### Collected data
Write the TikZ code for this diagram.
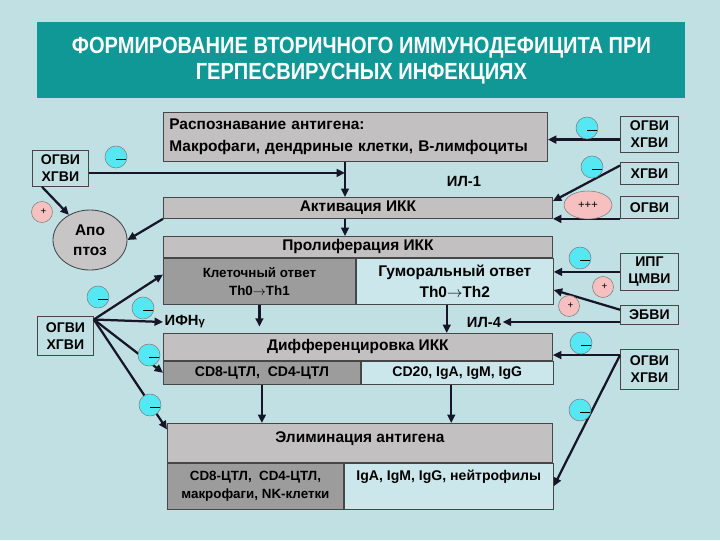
\documentclass[tikz,border=0pt]{standalone}
\usepackage{fontspec}
\setmainfont{Liberation Sans}
\newfontfamily\titlefont[FakeStretch=0.86]{Liberation Sans}
\usetikzlibrary{arrows.meta, shapes.geometric, positioning}

\definecolor{BackColor}{RGB}{193,224,228}
\definecolor{TitleColor}{RGB}{16,152,150}
\definecolor{BoxColor}{RGB}{194,192,192}
\definecolor{DarkBoxColor}{RGB}{156,156,156}
\definecolor{LightBoxColor}{RGB}{204,231,236}
\definecolor{LineColor}{RGB}{22,22,38}
\definecolor{EdgeColor}{RGB}{70,70,70}
\definecolor{MinusColor}{RGB}{86,232,242}
\definecolor{PlusColor}{RGB}{246,192,192}

\tikzset{
  block/.style 2 args={rectangle, draw=EdgeColor, line width=0.6pt, fill=BoxColor, anchor=north west, inner sep=0pt,
    minimum width=#1*0.025cm, minimum height=#2*0.025cm, font=\bfseries\fontsize{11}{13}\selectfont, align=center},
  darkbox/.style={fill=DarkBoxColor},
  lightbox/.style={fill=LightBoxColor},
  virus/.style 2 args={block={#1}{#2}, fill=BackColor, font=\bfseries\fontsize{10}{12}\selectfont},
  arr/.style={line width=1.6pt, LineColor, -{Triangle[length=6pt,width=5.5pt]}},
  inhibit/.style={circle, draw=EdgeColor!70, line width=0.4pt, fill=MinusColor, minimum size=22*0.025cm, inner sep=0pt,
    path picture={\draw[line width=0.5pt, black] ([yshift=-1.5pt]path picture bounding box.center) -- ([yshift=-1.5pt]path picture bounding box.east);}},
  enhance/.style={circle, draw=EdgeColor!70, line width=0.4pt, fill=PlusColor, minimum size=21*0.025cm, inner sep=0pt,
    font=\fontsize{7}{7}\selectfont},
  lbl/.style={font=\bfseries\fontsize{10.5}{12}\selectfont, inner sep=1pt}
}

\begin{document}
\begin{tikzpicture}[x=0.025cm, y=-0.025cm]
  \useasboundingbox (0,0) rectangle (720,540);
  \fill[BackColor] (0,0) rectangle (720,540);

  % Title
  \node[block={648}{76}, fill=TitleColor, draw=none, text=white, font=\titlefont\bfseries\fontsize{16.6}{18.5}\selectfont] (title) at (37,22)
    {ФОРМИРОВАНИЕ ВТОРИЧНОГО ИММУНОДЕФИЦИТА ПРИ\\ГЕРПЕСВИРУСНЫХ ИНФЕКЦИЯХ};

  % Central blocks
  \node[block={384}{49}, align=left, text width=9.3cm] (recog) at (163,112)
    {Распознавание антигена:\\[3pt]Макрофаги, дендриные клетки, В-лимфоциты};
  \node[block={389}{21}] (activ) at (163,197) {Активация ИКК};

  \node[block={389}{21}] (prolhead) at (163,236) {Пролиферация ИКК};
  \node[block={192}{46}, darkbox, font=\bfseries\fontsize{9.5}{13}\selectfont] (proleft) at (prolhead.south west)
    {Клеточный ответ\\Th0$\rightarrow$Th1};
  \node[block={197}{46}, lightbox] (proright) at (proleft.north east)
    {Гуморальный ответ\\[2pt]Th0$\rightarrow$Th2};

  \node[block={389}{27}] (diffhead) at (163,333) {Дифференцировка ИКК};
  \node[block={197}{23}, darkbox, font=\bfseries\fontsize{10}{12}\selectfont] (diffleft) at (diffhead.south west)
    {CD8-ЦТЛ,\ \ CD4-ЦТЛ};
  \node[block={192}{23}, lightbox, font=\bfseries\fontsize{10}{12}\selectfont] (diffright) at (diffleft.north east)
    {CD20, IgA, IgM, IgG};

  \node[block={385}{39}] (elimhead) at (167,423) {Элиминация антигена\\[-4pt]\mbox{}};
  \node[block={176}{46}, darkbox, font=\bfseries\fontsize{9.5}{12.5}\selectfont] (elimleft) at (elimhead.south west)
    {CD8-ЦТЛ,\ \ CD4-ЦТЛ,\\макрофаги, NK-клетки};
  \node[block={209}{46}, lightbox, font=\bfseries\fontsize{10}{16}\selectfont] (elimright) at (elimleft.north east)
    {IgA, IgM, IgG, нейтрофилы\\\mbox{}};

  % Left side
  \node[virus={56}{36}] (ogviL1) at (32,150) {ОГВИ\\ХГВИ};
  \node[ellipse, draw=EdgeColor, line width=0.6pt, fill=BoxColor!92!white, minimum width=74*0.025cm, minimum height=60*0.025cm,
    inner sep=0pt, align=center, font=\bfseries\fontsize{11}{14}\selectfont] (apopt) at (90,240) {Апо\\птоз};
  \node[virus={56}{39}] (ogviL2) at (37,316) {ОГВИ\\ХГВИ};

  % Right side
  \node[virus={58}{36}] (ogviTop) at (620,116) {ОГВИ\\ХГВИ};
  \node[virus={58}{22}] (hgviR) at (620,162) {ХГВИ};
  \node[virus={58}{22}] (ogviR) at (620,196) {ОГВИ};
  \node[virus={58}{37}] (ipgR) at (620,253) {ИПГ\\ЦМВИ};
  \node[virus={58}{19}] (ebviR) at (620,305) {ЭБВИ};
  \node[virus={58}{40}] (ogviBot) at (620,349) {ОГВИ\\ХГВИ};

  % Mediators
  \node[lbl] (il1) at (464,181) {ИЛ-1};
  \node[lbl, anchor=west] (ifn) at (163,322) {ИФН{\fontsize{8}{8}\selectfont γ}};
  \node[lbl] (il4) at (484,322) {ИЛ-4};

  % Main flow
  \coordinate (rx) at (345,0);
  \draw[arr, line width=1.1pt] (recog.south -| rx) -- (activ.north -| rx);
  \draw[arr, line width=1.1pt] (activ.south -| rx) -- (prolhead.north -| rx);
  \draw[arr] (proleft.south) -- ++(0,22);
  \draw[arr] ([xshift=-2mm]proright.south) -- ([xshift=-2mm]proright.south |- diffhead.north);
  \draw[arr] (diffleft.south) -- (diffleft.south |- elimhead.north);
  \draw[arr] ([xshift=-1.5mm]diffright.south) -- ([xshift=-1.5mm]diffright.south |- elimhead.north);

  % Left arrows
  \draw[arr] (ogviL1.-9) -- (ogviL1.-9 -| rx);
  \draw[arr] (ogviL1.225) -- (apopt.130);
  \draw[arr] (activ.south west) -- (apopt.east);
  \draw[arr] (ogviL2.30) -- (proleft.176);
  \draw[arr] (ogviL2.30) -- (ifn.west);
  \draw[arr] (ogviL2.30) -- (diffleft.west);
  \draw[arr] (ogviL2.30) -- (elimhead.176);

  % Right arrows
  \draw[arr] (ogviTop.190) -- (ogviTop.190 -| recog.east);
  \draw[arr] (hgviR.165) -- (activ.2);
  \draw[arr] (ogviR.south west) -- (ogviR.south west -| activ.east);
  \draw[arr] (ipgR.west) -- (ipgR.west -| proright.east);
  \draw[arr] (ebviR.170) -- (proright.-5);
  \draw[arr] (ebviR.west |- il4.east) -- (il4.east);
  \draw[arr] (ogviBot.154) -- (ogviBot.154 -| diffhead.east);
  \draw[arr] (ogviBot.154) -- (elimright.east);

  % Signs
  \node[inhibit] (mA) at (116,157) {};
  \node[enhance] (pA) at (42,212) {\raisebox{-2pt}{\hspace{2pt}+}};
  \node[inhibit] (mB) at (98,297) {};
  \node[inhibit] (mC) at (143,308) {};
  \node[inhibit] (mD) at (149,355) {};
  \node[inhibit] (mE) at (150,405) {};
  \node[inhibit] (mF) at (587,128) {};
  \node[inhibit] (mG) at (592,167) {};
  \node[ellipse, draw=EdgeColor!70, line width=0.4pt, fill=PlusColor, minimum width=48*0.025cm, minimum height=28*0.025cm,
    inner sep=0pt, font=\fontsize{8}{8}\selectfont] (pB) at (588,205) {+++};
  \node[inhibit] (mH) at (580,258) {};
  \node[enhance] (pC) at (603,287) {\raisebox{-2pt}{\hspace{2pt}+}};
  \node[enhance] (pD) at (569,306) {\raisebox{-2pt}{\hspace{2pt}+}};
  \node[inhibit] (mI) at (581,343) {};
  \node[inhibit] (mJ) at (580,410) {};
\end{tikzpicture}
\end{document}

### Exercise directions
Write out nothing but the lines from the start of the data through the line with "ВТОРИЧНОГО ИММУНОДЕФИЦИТА ПРИ\\ГЕРПЕСВИРУСНЫХ". Leave out the pictures.

### Exercise response
Write the TikZ code for this diagram.
\documentclass[tikz,border=0pt]{standalone}
\usepackage{fontspec}
\setmainfont{Liberation Sans}
\newfontfamily\titlefont[FakeStretch=0.86]{Liberation Sans}
\usetikzlibrary{arrows.meta, shapes.geometric, positioning}

\definecolor{BackColor}{RGB}{193,224,228}
\definecolor{TitleColor}{RGB}{16,152,150}
\definecolor{BoxColor}{RGB}{194,192,192}
\definecolor{DarkBoxColor}{RGB}{156,156,156}
\definecolor{LightBoxColor}{RGB}{204,231,236}
\definecolor{LineColor}{RGB}{22,22,38}
\definecolor{EdgeColor}{RGB}{70,70,70}
\definecolor{MinusColor}{RGB}{86,232,242}
\definecolor{PlusColor}{RGB}{246,192,192}

\tikzset{
  block/.style 2 args={rectangle, draw=EdgeColor, line width=0.6pt, fill=BoxColor, anchor=north west, inner sep=0pt,
    minimum width=#1*0.025cm, minimum height=#2*0.025cm, font=\bfseries\fontsize{11}{13}\selectfont, align=center},
  darkbox/.style={fill=DarkBoxColor},
  lightbox/.style={fill=LightBoxColor},
  virus/.style 2 args={block={#1}{#2}, fill=BackColor, font=\bfseries\fontsize{10}{12}\selectfont},
  arr/.style={line width=1.6pt, LineColor, -{Triangle[length=6pt,width=5.5pt]}},
  inhibit/.style={circle, draw=EdgeColor!70, line width=0.4pt, fill=MinusColor, minimum size=22*0.025cm, inner sep=0pt,
    path picture={\draw[line width=0.5pt, black] ([yshift=-1.5pt]path picture bounding box.center) -- ([yshift=-1.5pt]path picture bounding box.east);}},
  enhance/.style={circle, draw=EdgeColor!70, line width=0.4pt, fill=PlusColor, minimum size=21*0.025cm, inner sep=0pt,
    font=\fontsize{7}{7}\selectfont},
  lbl/.style={font=\bfseries\fontsize{10.5}{12}\selectfont, inner sep=1pt}
}

\begin{document}
\begin{tikzpicture}[x=0.025cm, y=-0.025cm]
  \useasboundingbox (0,0) rectangle (720,540);
  \fill[BackColor] (0,0) rectangle (720,540);

  % Title
  \node[block={648}{76}, fill=TitleColor, draw=none, text=white, font=\titlefont\bfseries\fontsize{16.6}{18.5}\selectfont] (title) at (37,22)
    {ФОРМИРОВАНИЕ ВТОРИЧНОГО ИММУНОДЕФИЦИТА ПРИ\\ГЕРПЕСВИРУСНЫХ ИНФЕКЦИЯХ};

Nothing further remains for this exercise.